++++ DATA SEGMENT ++++

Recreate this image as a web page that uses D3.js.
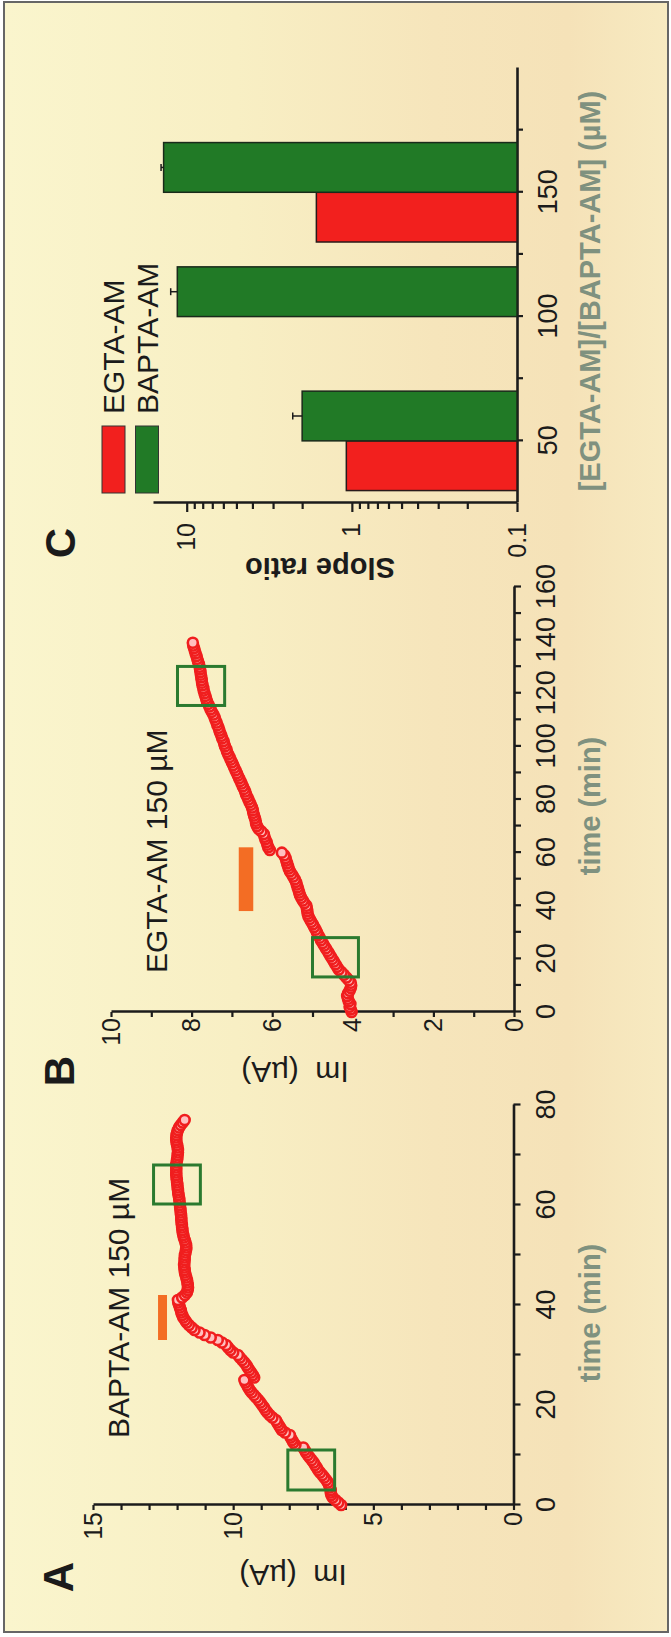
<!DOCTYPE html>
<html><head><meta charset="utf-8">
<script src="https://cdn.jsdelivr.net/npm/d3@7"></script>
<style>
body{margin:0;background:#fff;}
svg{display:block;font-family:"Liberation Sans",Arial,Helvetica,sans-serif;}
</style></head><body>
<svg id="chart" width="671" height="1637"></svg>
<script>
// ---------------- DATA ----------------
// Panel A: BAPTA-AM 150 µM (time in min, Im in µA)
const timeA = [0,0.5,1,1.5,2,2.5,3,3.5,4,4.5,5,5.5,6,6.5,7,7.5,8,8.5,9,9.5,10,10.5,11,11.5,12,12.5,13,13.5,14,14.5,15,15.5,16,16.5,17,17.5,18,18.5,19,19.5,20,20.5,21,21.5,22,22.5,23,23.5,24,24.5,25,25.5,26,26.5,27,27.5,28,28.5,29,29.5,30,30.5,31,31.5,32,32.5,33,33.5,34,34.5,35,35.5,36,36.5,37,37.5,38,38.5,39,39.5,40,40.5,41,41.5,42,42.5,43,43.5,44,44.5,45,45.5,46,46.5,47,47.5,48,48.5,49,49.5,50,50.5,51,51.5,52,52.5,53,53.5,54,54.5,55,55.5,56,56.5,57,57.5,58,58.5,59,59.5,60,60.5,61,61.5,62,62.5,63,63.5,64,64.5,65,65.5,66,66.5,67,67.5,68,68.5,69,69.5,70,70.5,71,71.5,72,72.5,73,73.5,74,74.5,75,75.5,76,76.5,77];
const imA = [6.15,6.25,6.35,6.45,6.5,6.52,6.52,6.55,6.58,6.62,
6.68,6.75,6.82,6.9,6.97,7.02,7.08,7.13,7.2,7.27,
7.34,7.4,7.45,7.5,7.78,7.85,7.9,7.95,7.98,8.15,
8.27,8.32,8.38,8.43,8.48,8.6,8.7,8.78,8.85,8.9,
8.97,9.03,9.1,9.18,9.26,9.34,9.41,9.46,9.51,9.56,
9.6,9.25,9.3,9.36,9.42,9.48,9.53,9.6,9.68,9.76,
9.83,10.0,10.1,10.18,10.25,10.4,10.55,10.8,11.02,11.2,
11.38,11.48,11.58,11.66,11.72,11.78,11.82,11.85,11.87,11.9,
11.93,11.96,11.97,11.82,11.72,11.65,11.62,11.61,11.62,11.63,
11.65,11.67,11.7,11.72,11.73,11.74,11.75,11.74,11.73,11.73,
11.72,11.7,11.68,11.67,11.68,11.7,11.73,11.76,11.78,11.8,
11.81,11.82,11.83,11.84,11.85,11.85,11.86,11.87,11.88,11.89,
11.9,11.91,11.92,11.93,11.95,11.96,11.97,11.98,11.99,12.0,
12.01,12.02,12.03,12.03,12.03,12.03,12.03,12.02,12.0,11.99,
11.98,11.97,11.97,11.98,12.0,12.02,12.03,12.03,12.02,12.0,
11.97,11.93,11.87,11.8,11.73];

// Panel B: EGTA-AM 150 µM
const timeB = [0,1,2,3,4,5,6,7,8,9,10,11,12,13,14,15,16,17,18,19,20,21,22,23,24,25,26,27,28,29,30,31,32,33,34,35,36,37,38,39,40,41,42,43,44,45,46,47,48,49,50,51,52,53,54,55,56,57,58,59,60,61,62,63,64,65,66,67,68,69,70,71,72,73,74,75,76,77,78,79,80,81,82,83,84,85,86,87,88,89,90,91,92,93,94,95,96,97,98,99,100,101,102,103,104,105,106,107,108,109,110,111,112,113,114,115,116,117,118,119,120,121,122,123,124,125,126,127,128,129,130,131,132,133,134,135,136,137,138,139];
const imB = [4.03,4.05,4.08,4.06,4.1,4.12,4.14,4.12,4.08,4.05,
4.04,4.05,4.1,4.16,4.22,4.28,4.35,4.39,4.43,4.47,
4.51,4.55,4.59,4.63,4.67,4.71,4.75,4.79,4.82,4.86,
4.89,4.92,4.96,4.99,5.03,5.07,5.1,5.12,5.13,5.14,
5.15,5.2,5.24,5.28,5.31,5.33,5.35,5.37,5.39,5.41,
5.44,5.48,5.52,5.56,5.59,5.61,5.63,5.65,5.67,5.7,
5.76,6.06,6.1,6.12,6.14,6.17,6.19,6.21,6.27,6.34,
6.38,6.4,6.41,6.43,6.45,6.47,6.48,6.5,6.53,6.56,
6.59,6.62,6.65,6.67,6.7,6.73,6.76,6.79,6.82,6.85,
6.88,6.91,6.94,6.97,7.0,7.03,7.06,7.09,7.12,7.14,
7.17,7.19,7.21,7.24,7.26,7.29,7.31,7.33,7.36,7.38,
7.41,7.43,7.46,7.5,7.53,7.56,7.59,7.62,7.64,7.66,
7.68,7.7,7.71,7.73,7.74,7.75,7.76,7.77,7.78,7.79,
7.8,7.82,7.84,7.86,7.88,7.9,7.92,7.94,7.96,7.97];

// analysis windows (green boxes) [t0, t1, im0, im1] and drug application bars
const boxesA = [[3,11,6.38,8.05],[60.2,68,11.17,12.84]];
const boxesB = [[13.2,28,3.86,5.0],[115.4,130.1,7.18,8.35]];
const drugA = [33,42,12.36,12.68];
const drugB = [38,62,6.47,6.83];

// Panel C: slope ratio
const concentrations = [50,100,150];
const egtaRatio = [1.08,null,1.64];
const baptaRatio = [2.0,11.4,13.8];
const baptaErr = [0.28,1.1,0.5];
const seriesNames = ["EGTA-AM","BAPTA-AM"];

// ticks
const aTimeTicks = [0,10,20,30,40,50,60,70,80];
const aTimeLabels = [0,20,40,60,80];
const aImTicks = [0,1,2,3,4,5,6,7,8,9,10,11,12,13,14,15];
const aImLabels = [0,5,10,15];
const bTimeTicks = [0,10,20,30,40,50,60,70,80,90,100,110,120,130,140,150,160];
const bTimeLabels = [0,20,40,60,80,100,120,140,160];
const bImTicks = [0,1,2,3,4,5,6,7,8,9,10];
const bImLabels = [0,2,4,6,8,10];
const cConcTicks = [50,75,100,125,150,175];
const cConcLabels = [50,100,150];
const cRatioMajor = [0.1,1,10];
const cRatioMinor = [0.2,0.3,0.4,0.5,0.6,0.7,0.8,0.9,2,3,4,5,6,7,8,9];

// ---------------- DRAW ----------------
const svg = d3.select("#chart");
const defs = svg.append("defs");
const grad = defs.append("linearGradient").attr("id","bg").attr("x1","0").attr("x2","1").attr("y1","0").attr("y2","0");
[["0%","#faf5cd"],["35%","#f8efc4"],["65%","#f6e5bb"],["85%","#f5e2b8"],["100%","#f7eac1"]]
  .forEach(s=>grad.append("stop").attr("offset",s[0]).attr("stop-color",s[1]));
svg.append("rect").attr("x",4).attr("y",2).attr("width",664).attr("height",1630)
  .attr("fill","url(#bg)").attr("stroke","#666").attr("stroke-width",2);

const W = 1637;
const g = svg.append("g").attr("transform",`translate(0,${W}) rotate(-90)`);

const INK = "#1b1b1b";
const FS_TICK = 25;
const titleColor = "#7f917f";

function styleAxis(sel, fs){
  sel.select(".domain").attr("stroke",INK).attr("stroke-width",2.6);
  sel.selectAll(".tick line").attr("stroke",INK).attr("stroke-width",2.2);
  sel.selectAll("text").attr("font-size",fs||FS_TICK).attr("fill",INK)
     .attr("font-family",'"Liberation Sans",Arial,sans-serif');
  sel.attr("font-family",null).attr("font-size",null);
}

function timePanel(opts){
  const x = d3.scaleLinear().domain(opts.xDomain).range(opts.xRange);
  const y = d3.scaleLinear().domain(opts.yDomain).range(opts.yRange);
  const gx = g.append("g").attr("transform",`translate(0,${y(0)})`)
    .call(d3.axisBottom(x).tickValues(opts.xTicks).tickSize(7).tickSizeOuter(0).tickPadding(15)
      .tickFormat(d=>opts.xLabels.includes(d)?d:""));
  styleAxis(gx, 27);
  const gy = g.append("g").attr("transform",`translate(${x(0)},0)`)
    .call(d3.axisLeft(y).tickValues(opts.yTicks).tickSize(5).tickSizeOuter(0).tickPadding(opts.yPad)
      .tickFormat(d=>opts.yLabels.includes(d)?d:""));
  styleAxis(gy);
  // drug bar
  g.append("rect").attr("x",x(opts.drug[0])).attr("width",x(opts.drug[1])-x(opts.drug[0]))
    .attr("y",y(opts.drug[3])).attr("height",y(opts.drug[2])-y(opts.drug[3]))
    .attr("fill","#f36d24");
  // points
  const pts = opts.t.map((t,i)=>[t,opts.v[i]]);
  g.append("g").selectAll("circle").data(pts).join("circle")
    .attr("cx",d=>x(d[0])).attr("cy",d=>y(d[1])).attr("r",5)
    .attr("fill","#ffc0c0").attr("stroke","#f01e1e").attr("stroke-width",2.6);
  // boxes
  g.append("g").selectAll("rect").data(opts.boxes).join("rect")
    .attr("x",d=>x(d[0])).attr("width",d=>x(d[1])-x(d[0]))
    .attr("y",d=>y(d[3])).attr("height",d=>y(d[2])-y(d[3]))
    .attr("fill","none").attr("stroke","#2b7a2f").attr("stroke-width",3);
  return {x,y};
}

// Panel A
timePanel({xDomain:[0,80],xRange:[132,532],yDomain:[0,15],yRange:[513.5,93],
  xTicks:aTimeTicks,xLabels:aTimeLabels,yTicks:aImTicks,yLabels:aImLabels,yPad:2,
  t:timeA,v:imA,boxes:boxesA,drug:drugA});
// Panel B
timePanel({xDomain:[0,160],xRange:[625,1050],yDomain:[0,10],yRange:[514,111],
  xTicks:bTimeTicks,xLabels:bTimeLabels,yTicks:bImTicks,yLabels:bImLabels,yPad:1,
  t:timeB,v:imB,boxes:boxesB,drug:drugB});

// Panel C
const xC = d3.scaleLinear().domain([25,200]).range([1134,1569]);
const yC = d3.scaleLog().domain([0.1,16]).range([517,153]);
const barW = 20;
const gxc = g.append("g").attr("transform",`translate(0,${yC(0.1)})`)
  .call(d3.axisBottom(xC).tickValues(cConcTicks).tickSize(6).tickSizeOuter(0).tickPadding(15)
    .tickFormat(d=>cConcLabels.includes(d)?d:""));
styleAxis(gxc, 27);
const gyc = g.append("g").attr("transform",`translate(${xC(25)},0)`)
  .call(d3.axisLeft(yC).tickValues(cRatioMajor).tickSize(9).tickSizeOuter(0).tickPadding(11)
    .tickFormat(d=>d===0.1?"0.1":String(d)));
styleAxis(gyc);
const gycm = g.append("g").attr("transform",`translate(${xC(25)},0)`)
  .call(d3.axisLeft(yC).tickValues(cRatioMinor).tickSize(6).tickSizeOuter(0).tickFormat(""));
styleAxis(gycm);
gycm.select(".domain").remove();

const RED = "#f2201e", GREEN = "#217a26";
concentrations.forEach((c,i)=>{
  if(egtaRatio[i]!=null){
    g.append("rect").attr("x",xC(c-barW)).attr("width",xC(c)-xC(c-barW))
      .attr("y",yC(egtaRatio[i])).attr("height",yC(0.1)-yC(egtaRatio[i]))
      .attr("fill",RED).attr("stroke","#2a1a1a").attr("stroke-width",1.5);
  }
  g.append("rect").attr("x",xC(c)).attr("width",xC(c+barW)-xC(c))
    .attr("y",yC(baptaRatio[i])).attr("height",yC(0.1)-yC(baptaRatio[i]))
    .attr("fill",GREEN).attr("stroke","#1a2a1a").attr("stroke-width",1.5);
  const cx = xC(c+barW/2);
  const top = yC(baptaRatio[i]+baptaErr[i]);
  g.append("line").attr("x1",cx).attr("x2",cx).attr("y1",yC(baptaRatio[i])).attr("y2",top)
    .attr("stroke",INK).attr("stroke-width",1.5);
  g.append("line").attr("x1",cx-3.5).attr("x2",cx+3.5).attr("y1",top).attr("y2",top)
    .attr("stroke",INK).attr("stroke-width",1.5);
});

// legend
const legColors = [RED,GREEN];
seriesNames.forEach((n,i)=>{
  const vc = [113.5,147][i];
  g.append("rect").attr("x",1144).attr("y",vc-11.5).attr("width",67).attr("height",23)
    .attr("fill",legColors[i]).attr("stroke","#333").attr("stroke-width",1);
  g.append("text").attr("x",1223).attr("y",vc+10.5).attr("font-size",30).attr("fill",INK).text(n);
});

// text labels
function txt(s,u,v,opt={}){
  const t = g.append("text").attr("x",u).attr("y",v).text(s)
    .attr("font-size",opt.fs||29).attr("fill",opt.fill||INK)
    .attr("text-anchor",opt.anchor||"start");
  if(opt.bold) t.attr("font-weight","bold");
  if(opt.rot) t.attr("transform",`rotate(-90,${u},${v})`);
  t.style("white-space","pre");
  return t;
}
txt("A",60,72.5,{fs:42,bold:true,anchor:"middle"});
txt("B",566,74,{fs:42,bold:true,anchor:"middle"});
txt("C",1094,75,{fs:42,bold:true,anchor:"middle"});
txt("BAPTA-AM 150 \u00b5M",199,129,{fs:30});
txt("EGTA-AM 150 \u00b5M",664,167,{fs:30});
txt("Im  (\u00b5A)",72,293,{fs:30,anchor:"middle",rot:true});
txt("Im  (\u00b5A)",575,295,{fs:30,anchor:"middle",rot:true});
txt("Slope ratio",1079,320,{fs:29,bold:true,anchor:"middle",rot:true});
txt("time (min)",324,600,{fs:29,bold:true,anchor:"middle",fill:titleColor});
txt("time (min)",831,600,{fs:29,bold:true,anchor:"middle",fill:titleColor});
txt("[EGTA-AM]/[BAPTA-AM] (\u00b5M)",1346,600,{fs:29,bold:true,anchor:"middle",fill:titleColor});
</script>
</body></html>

++++

#### EXERCISE DETAILS:
Repeat, with no pictures, each line from the beginning of the data through the line containing "11.97,11.93,11.87,11.8,11.73];", inclusive.

#### RESULT OF THE TASK:
Recreate this image as a web page that uses D3.js.
<!DOCTYPE html>
<html><head><meta charset="utf-8">
<script src="https://cdn.jsdelivr.net/npm/d3@7"></script>
<style>
body{margin:0;background:#fff;}
svg{display:block;font-family:"Liberation Sans",Arial,Helvetica,sans-serif;}
</style></head><body>
<svg id="chart" width="671" height="1637"></svg>
<script>
// ---------------- DATA ----------------
// Panel A: BAPTA-AM 150 µM (time in min, Im in µA)
const timeA = [0,0.5,1,1.5,2,2.5,3,3.5,4,4.5,5,5.5,6,6.5,7,7.5,8,8.5,9,9.5,10,10.5,11,11.5,12,12.5,13,13.5,14,14.5,15,15.5,16,16.5,17,17.5,18,18.5,19,19.5,20,20.5,21,21.5,22,22.5,23,23.5,24,24.5,25,25.5,26,26.5,27,27.5,28,28.5,29,29.5,30,30.5,31,31.5,32,32.5,33,33.5,34,34.5,35,35.5,36,36.5,37,37.5,38,38.5,39,39.5,40,40.5,41,41.5,42,42.5,43,43.5,44,44.5,45,45.5,46,46.5,47,47.5,48,48.5,49,49.5,50,50.5,51,51.5,52,52.5,53,53.5,54,54.5,55,55.5,56,56.5,57,57.5,58,58.5,59,59.5,60,60.5,61,61.5,62,62.5,63,63.5,64,64.5,65,65.5,66,66.5,67,67.5,68,68.5,69,69.5,70,70.5,71,71.5,72,72.5,73,73.5,74,74.5,75,75.5,76,76.5,77];
const imA = [6.15,6.25,6.35,6.45,6.5,6.52,6.52,6.55,6.58,6.62,
6.68,6.75,6.82,6.9,6.97,7.02,7.08,7.13,7.2,7.27,
7.34,7.4,7.45,7.5,7.78,7.85,7.9,7.95,7.98,8.15,
8.27,8.32,8.38,8.43,8.48,8.6,8.7,8.78,8.85,8.9,
8.97,9.03,9.1,9.18,9.26,9.34,9.41,9.46,9.51,9.56,
9.6,9.25,9.3,9.36,9.42,9.48,9.53,9.6,9.68,9.76,
9.83,10.0,10.1,10.18,10.25,10.4,10.55,10.8,11.02,11.2,
11.38,11.48,11.58,11.66,11.72,11.78,11.82,11.85,11.87,11.9,
11.93,11.96,11.97,11.82,11.72,11.65,11.62,11.61,11.62,11.63,
11.65,11.67,11.7,11.72,11.73,11.74,11.75,11.74,11.73,11.73,
11.72,11.7,11.68,11.67,11.68,11.7,11.73,11.76,11.78,11.8,
11.81,11.82,11.83,11.84,11.85,11.85,11.86,11.87,11.88,11.89,
11.9,11.91,11.92,11.93,11.95,11.96,11.97,11.98,11.99,12.0,
12.01,12.02,12.03,12.03,12.03,12.03,12.03,12.02,12.0,11.99,
11.98,11.97,11.97,11.98,12.0,12.02,12.03,12.03,12.02,12.0,
11.97,11.93,11.87,11.8,11.73];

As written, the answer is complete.